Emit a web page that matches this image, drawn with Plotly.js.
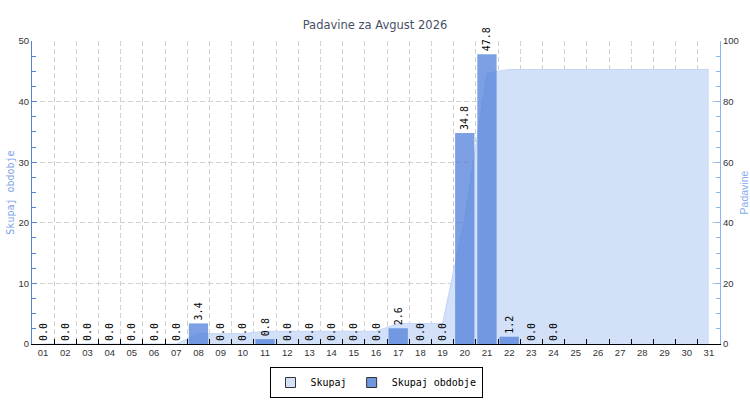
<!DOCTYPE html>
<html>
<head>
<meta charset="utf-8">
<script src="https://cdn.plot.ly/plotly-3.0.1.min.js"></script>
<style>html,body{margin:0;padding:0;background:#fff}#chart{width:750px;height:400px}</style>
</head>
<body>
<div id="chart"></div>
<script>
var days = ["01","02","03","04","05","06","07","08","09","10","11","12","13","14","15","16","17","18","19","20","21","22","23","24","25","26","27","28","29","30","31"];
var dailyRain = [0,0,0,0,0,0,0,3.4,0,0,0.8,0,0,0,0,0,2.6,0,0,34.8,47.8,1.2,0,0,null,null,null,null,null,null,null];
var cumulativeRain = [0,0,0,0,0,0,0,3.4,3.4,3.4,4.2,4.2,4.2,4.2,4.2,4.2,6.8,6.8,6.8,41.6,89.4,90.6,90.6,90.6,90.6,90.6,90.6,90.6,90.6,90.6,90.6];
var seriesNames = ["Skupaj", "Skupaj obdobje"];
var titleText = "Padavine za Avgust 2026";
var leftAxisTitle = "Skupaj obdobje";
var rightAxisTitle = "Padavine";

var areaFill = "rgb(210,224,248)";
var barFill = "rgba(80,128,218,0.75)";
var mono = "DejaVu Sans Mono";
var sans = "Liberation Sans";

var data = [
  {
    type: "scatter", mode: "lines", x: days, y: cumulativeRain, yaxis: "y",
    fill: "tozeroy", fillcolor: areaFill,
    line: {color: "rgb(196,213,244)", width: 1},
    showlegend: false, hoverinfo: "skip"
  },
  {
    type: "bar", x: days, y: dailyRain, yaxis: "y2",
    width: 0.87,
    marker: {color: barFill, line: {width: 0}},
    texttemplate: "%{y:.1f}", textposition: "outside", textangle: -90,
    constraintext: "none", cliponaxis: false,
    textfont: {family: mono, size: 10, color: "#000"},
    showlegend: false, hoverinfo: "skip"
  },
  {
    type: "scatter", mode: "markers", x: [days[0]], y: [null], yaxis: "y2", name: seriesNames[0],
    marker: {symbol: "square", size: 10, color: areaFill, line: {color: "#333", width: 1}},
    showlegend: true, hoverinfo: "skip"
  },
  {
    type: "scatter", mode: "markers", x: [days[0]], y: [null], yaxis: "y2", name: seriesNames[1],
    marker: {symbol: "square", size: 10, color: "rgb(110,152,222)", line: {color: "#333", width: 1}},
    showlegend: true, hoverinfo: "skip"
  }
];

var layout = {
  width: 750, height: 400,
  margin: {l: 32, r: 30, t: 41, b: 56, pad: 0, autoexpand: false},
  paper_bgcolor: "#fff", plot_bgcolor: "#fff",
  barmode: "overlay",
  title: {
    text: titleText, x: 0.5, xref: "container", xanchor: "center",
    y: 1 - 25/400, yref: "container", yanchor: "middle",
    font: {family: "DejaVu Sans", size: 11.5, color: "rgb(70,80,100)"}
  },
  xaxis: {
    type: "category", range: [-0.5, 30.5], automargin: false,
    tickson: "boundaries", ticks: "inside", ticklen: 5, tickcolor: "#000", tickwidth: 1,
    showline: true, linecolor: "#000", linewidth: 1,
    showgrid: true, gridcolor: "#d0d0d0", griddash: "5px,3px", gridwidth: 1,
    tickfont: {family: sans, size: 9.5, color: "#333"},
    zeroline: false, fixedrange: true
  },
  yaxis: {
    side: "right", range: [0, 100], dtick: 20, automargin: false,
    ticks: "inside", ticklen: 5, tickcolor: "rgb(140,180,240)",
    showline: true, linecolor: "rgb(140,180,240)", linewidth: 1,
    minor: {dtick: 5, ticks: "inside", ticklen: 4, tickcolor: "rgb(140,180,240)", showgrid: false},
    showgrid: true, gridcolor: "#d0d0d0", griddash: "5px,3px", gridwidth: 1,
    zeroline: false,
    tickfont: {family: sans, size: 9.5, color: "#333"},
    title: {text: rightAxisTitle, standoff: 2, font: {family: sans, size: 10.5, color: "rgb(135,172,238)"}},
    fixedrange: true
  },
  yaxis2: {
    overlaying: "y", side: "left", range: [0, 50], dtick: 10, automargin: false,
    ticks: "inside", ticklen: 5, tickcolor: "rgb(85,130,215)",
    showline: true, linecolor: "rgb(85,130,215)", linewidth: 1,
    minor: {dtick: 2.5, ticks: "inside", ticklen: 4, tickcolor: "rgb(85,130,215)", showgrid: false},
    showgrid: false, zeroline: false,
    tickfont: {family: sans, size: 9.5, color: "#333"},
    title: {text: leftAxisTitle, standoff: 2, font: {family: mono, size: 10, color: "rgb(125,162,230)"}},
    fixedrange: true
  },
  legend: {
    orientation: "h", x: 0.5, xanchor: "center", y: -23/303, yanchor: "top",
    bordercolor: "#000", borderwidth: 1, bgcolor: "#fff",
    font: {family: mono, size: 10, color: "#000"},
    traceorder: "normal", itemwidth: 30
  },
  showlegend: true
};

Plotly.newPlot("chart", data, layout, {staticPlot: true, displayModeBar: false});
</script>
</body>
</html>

[TASK REQUIREMENTS]: Without the pictures, print the whole listing exactly as given.

[EXERCISE ANSWER]:
Emit a web page that matches this image, drawn with Plotly.js.
<!DOCTYPE html>
<html>
<head>
<meta charset="utf-8">
<script src="https://cdn.plot.ly/plotly-3.0.1.min.js"></script>
<style>html,body{margin:0;padding:0;background:#fff}#chart{width:750px;height:400px}</style>
</head>
<body>
<div id="chart"></div>
<script>
var days = ["01","02","03","04","05","06","07","08","09","10","11","12","13","14","15","16","17","18","19","20","21","22","23","24","25","26","27","28","29","30","31"];
var dailyRain = [0,0,0,0,0,0,0,3.4,0,0,0.8,0,0,0,0,0,2.6,0,0,34.8,47.8,1.2,0,0,null,null,null,null,null,null,null];
var cumulativeRain = [0,0,0,0,0,0,0,3.4,3.4,3.4,4.2,4.2,4.2,4.2,4.2,4.2,6.8,6.8,6.8,41.6,89.4,90.6,90.6,90.6,90.6,90.6,90.6,90.6,90.6,90.6,90.6];
var seriesNames = ["Skupaj", "Skupaj obdobje"];
var titleText = "Padavine za Avgust 2026";
var leftAxisTitle = "Skupaj obdobje";
var rightAxisTitle = "Padavine";

var areaFill = "rgb(210,224,248)";
var barFill = "rgba(80,128,218,0.75)";
var mono = "DejaVu Sans Mono";
var sans = "Liberation Sans";

var data = [
  {
    type: "scatter", mode: "lines", x: days, y: cumulativeRain, yaxis: "y",
    fill: "tozeroy", fillcolor: areaFill,
    line: {color: "rgb(196,213,244)", width: 1},
    showlegend: false, hoverinfo: "skip"
  },
  {
    type: "bar", x: days, y: dailyRain, yaxis: "y2",
    width: 0.87,
    marker: {color: barFill, line: {width: 0}},
    texttemplate: "%{y:.1f}", textposition: "outside", textangle: -90,
    constraintext: "none", cliponaxis: false,
    textfont: {family: mono, size: 10, color: "#000"},
    showlegend: false, hoverinfo: "skip"
  },
  {
    type: "scatter", mode: "markers", x: [days[0]], y: [null], yaxis: "y2", name: seriesNames[0],
    marker: {symbol: "square", size: 10, color: areaFill, line: {color: "#333", width: 1}},
    showlegend: true, hoverinfo: "skip"
  },
  {
    type: "scatter", mode: "markers", x: [days[0]], y: [null], yaxis: "y2", name: seriesNames[1],
    marker: {symbol: "square", size: 10, color: "rgb(110,152,222)", line: {color: "#333", width: 1}},
    showlegend: true, hoverinfo: "skip"
  }
];

var layout = {
  width: 750, height: 400,
  margin: {l: 32, r: 30, t: 41, b: 56, pad: 0, autoexpand: false},
  paper_bgcolor: "#fff", plot_bgcolor: "#fff",
  barmode: "overlay",
  title: {
    text: titleText, x: 0.5, xref: "container", xanchor: "center",
    y: 1 - 25/400, yref: "container", yanchor: "middle",
    font: {family: "DejaVu Sans", size: 11.5, color: "rgb(70,80,100)"}
  },
  xaxis: {
    type: "category", range: [-0.5, 30.5], automargin: false,
    tickson: "boundaries", ticks: "inside", ticklen: 5, tickcolor: "#000", tickwidth: 1,
    showline: true, linecolor: "#000", linewidth: 1,
    showgrid: true, gridcolor: "#d0d0d0", griddash: "5px,3px", gridwidth: 1,
    tickfont: {family: sans, size: 9.5, color: "#333"},
    zeroline: false, fixedrange: true
  },
  yaxis: {
    side: "right", range: [0, 100], dtick: 20, automargin: false,
    ticks: "inside", ticklen: 5, tickcolor: "rgb(140,180,240)",
    showline: true, linecolor: "rgb(140,180,240)", linewidth: 1,
    minor: {dtick: 5, ticks: "inside", ticklen: 4, tickcolor: "rgb(140,180,240)", showgrid: false},
    showgrid: true, gridcolor: "#d0d0d0", griddash: "5px,3px", gridwidth: 1,
    zeroline: false,
    tickfont: {family: sans, size: 9.5, color: "#333"},
    title: {text: rightAxisTitle, standoff: 2, font: {family: sans, size: 10.5, color: "rgb(135,172,238)"}},
    fixedrange: true
  },
  yaxis2: {
    overlaying: "y", side: "left", range: [0, 50], dtick: 10, automargin: false,
    ticks: "inside", ticklen: 5, tickcolor: "rgb(85,130,215)",
    showline: true, linecolor: "rgb(85,130,215)", linewidth: 1,
    minor: {dtick: 2.5, ticks: "inside", ticklen: 4, tickcolor: "rgb(85,130,215)", showgrid: false},
    showgrid: false, zeroline: false,
    tickfont: {family: sans, size: 9.5, color: "#333"},
    title: {text: leftAxisTitle, standoff: 2, font: {family: mono, size: 10, color: "rgb(125,162,230)"}},
    fixedrange: true
  },
  legend: {
    orientation: "h", x: 0.5, xanchor: "center", y: -23/303, yanchor: "top",
    bordercolor: "#000", borderwidth: 1, bgcolor: "#fff",
    font: {family: mono, size: 10, color: "#000"},
    traceorder: "normal", itemwidth: 30
  },
  showlegend: true
};

Plotly.newPlot("chart", data, layout, {staticPlot: true, displayModeBar: false});
</script>
</body>
</html>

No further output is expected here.